▸ **EXERCISE REQUIREMENTS**:
Repeat the material below word for word and leave out all pictures.

▸ **GIVEN INFORMATION**:
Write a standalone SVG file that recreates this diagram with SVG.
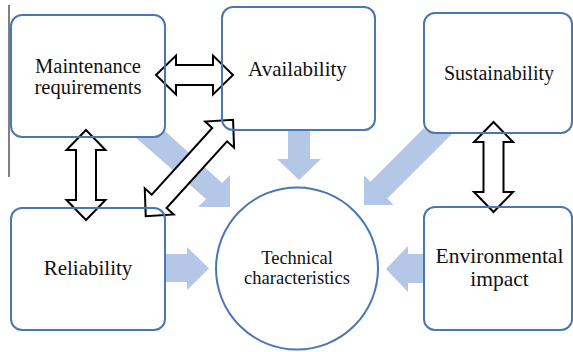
<svg xmlns="http://www.w3.org/2000/svg" width="573" height="352" viewBox="0 0 573 352">
  <style>
    .box { fill: none; stroke: #4a77b4; stroke-width: 2; }
    .flow { fill: #b4c7e7; stroke: none; }
    .dbl { fill: #ffffff; stroke: #000000; stroke-width: 2; stroke-linejoin: miter; }
    .lbl { fill: #111111; text-anchor: middle; }
  </style>
  <rect width="573" height="352" fill="#ffffff"/>
  <!-- margin rule on the left -->
  <line x1="9" y1="5" x2="9" y2="177" stroke="#555555" stroke-width="1.5"/>

  <g id="connectors">
    <!-- light blue block arrows into the centre -->
    <polygon class="flow" points="135,137 156,137 162,135 165,131 222,183 230,175 230,207 198,207 206,199"/>
    <polygon class="flow" points="288,131 310,131 310,159 321,159 299,180 277,159 288,159"/>
    <polygon class="flow" points="453,133 433,133 427,131 424,128 370.4,181.7 364,175.3 364,205 393.7,205 387.3,198.6"/>
    <polygon class="flow" points="165,254 187,254 187,247 209,268.5 187,290 187,282 165,282"/>
    <polygon class="flow" points="424,254 408,254 408,246 386,269 408,292 408,283 424,283"/>
    <!-- outlined two-way arrows between factors -->
    <path class="dbl" d="M156 75 L176 55.5 L176 65 L213 65 L213 55.5 L233 75 L213 94.5 L213 85 L176 85 L176 94.5 Z"/>
    <path class="dbl" d="M86 130 L105.5 150 L96 150 L96 200 L105.5 200 L86 220 L66.5 200 L76 200 L76 150 L66.5 150 Z"/>
    <path class="dbl" d="M493.5 122 L513 142 L503.5 142 L503.5 192 L513 192 L493.5 212 L474 192 L483.5 192 L483.5 142 L474 142 Z"/>
    <path class="dbl" transform="translate(189.4 168) rotate(-47.8)" d="M-65 0 L-45 -19.5 L-45 -10 L45 -10 L45 -19.5 L65 0 L45 19.5 L45 10 L-45 10 L-45 19.5 Z"/>
  </g>

  <g font-family="'Liberation Serif', 'DejaVu Serif', serif">
    <g id="maintenance">
      <rect class="box" x="11" y="15" width="154" height="122" rx="11"/>
      <text class="lbl" font-size="20.5" x="88" y="72.5">Maintenance</text>
      <text class="lbl" font-size="20.5" x="88" y="93.5">requirements</text>
    </g>
    <g id="availability">
      <rect class="box" x="222" y="7" width="153" height="123" rx="11"/>
      <text class="lbl" font-size="21" x="297.5" y="76">Availability</text>
    </g>
    <g id="sustainability">
      <rect class="box" x="424" y="13" width="148" height="120" rx="11"/>
      <text class="lbl" font-size="20" x="499" y="80">Sustainability</text>
    </g>
    <g id="reliability">
      <rect class="box" x="11" y="208" width="154" height="122" rx="11"/>
      <text class="lbl" font-size="21" x="88" y="275">Reliability</text>
    </g>
    <g id="technical">
      <circle class="box" cx="297" cy="268.5" r="81"/>
      <text class="lbl" font-size="18.5" x="297" y="264">Technical</text>
      <text class="lbl" font-size="18.5" x="297" y="284">characteristics</text>
    </g>
    <g id="environmental">
      <rect class="box" x="424" y="207" width="148" height="123" rx="11"/>
      <text class="lbl" font-size="21.5" x="499.5" y="263">Environmental</text>
      <text class="lbl" font-size="21.5" x="499.5" y="286">impact</text>
    </g>
  </g>
</svg>
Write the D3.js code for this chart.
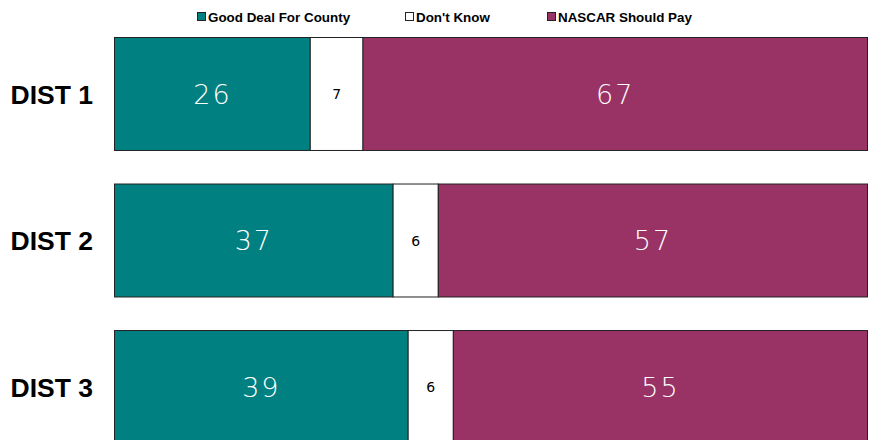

▸ **COMPLETE RESPONSE**:
Write a standalone SVG file that recreates this diagram with SVG.
<svg xmlns="http://www.w3.org/2000/svg" width="573" height="352" viewBox="0 0 573 352">
  <style>
    .box { fill: none; stroke: #4a77b4; stroke-width: 2; }
    .flow { fill: #b4c7e7; stroke: none; }
    .dbl { fill: #ffffff; stroke: #000000; stroke-width: 2; stroke-linejoin: miter; }
    .lbl { fill: #111111; text-anchor: middle; }
  </style>
  <rect width="573" height="352" fill="#ffffff"/>
  <!-- margin rule on the left -->
  <line x1="9" y1="5" x2="9" y2="177" stroke="#555555" stroke-width="1.5"/>

  <g id="connectors">
    <!-- light blue block arrows into the centre -->
    <polygon class="flow" points="135,137 156,137 162,135 165,131 222,183 230,175 230,207 198,207 206,199"/>
    <polygon class="flow" points="288,131 310,131 310,159 321,159 299,180 277,159 288,159"/>
    <polygon class="flow" points="453,133 433,133 427,131 424,128 370.4,181.7 364,175.3 364,205 393.7,205 387.3,198.6"/>
    <polygon class="flow" points="165,254 187,254 187,247 209,268.5 187,290 187,282 165,282"/>
    <polygon class="flow" points="424,254 408,254 408,246 386,269 408,292 408,283 424,283"/>
    <!-- outlined two-way arrows between factors -->
    <path class="dbl" d="M156 75 L176 55.5 L176 65 L213 65 L213 55.5 L233 75 L213 94.5 L213 85 L176 85 L176 94.5 Z"/>
    <path class="dbl" d="M86 130 L105.5 150 L96 150 L96 200 L105.5 200 L86 220 L66.5 200 L76 200 L76 150 L66.5 150 Z"/>
    <path class="dbl" d="M493.5 122 L513 142 L503.5 142 L503.5 192 L513 192 L493.5 212 L474 192 L483.5 192 L483.5 142 L474 142 Z"/>
    <path class="dbl" transform="translate(189.4 168) rotate(-47.8)" d="M-65 0 L-45 -19.5 L-45 -10 L45 -10 L45 -19.5 L65 0 L45 19.5 L45 10 L-45 10 L-45 19.5 Z"/>
  </g>

  <g font-family="'Liberation Serif', 'DejaVu Serif', serif">
    <g id="maintenance">
      <rect class="box" x="11" y="15" width="154" height="122" rx="11"/>
      <text class="lbl" font-size="20.5" x="88" y="72.5">Maintenance</text>
      <text class="lbl" font-size="20.5" x="88" y="93.5">requirements</text>
    </g>
    <g id="availability">
      <rect class="box" x="222" y="7" width="153" height="123" rx="11"/>
      <text class="lbl" font-size="21" x="297.5" y="76">Availability</text>
    </g>
    <g id="sustainability">
      <rect class="box" x="424" y="13" width="148" height="120" rx="11"/>
      <text class="lbl" font-size="20" x="499" y="80">Sustainability</text>
    </g>
    <g id="reliability">
      <rect class="box" x="11" y="208" width="154" height="122" rx="11"/>
      <text class="lbl" font-size="21" x="88" y="275">Reliability</text>
    </g>
    <g id="technical">
      <circle class="box" cx="297" cy="268.5" r="81"/>
      <text class="lbl" font-size="18.5" x="297" y="264">Technical</text>
      <text class="lbl" font-size="18.5" x="297" y="284">characteristics</text>
    </g>
    <g id="environmental">
      <rect class="box" x="424" y="207" width="148" height="123" rx="11"/>
      <text class="lbl" font-size="21.5" x="499.5" y="263">Environmental</text>
      <text class="lbl" font-size="21.5" x="499.5" y="286">impact</text>
    </g>
  </g>
</svg>
Write the D3.js code for this chart.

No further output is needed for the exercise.